A post just went by on my dash with a picture calling itself a “positive organ”, and I, not knowing what this is, had to consequently go burn a half hour and find out. Thanks largely to this site about the Organ in the Middle Ages...
http://faculty.bsc.edu/jhcook/orghist/history/hist002.htm
...I learned roughly that there were 3 kinds of organs in the middle ages - positive organs, portative organs, and church organs.
The positive organ (Wikipedia seems to be incorrect about this as they say it was an organ to be moved, where that is more the case with the portative organ) - this was a bigger instrument that at least sat on a table or else the floor. It had no pedals and a keyboard that you played with both hands and a few stops that let you choose different banks of pipes for a different sound...and somebody or something else had to work the bellows (wives and small children worked well until electricity!). Above is a charming video to give you the sound, but you can’t see it very well - so here is a better pic.

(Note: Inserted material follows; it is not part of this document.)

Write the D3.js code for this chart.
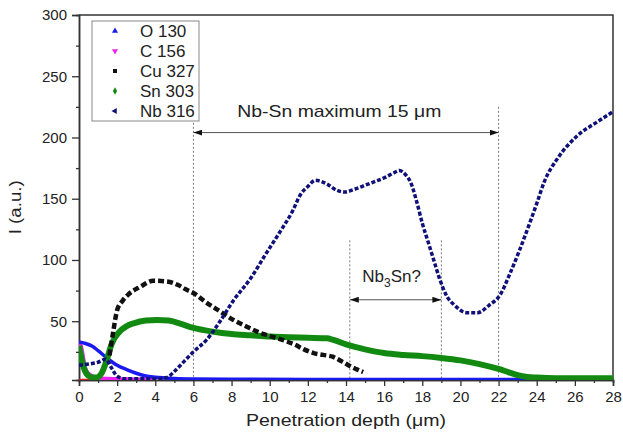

The portative organ (portatif) I have posted about before and it was the smallest kind of organ and it was indeed very portable (where the name comes from). You held it on your knee and pumped the bellows with one hand and played the keyboard with the other. According to what I read, this was an early medieval instrument and grew less popular and then eventually extinct, where the positive organ and the church organ eventually grew together.
I am not going to deal with the earliest form of church organ - except to quote this sentence from the above linked site “By the end of the Middle Ages, very large organs were being built in both abbey churches and cathedrals, and the organ appears to have been an expected part of any such new building. These instruments are most often referred to now as Blockwerk organs, and the term is used to denote a large instrument permanently installed in a church, with multiple pipes (perhaps more than 50) for each key, but no stop mechanism present to give the player control over how many pipes were to be sounded.
Here is a charming performance with a portative organ and what the video calls a “fidel” (A Youtube commentator says it looks like a precursor to a viola de gamba, so maybe that is true. I’m not dealing with it tonight!). This is quite a large instrument for a portative but it fulfills all the criteria so it counts. The video starts (confusingly, for this post!) with a close up of a glorious cathedral organ...but that is not what they are playing in this video. But maybe I chose that on purpose right? To tie the post together...on a history of organs? Sure I did.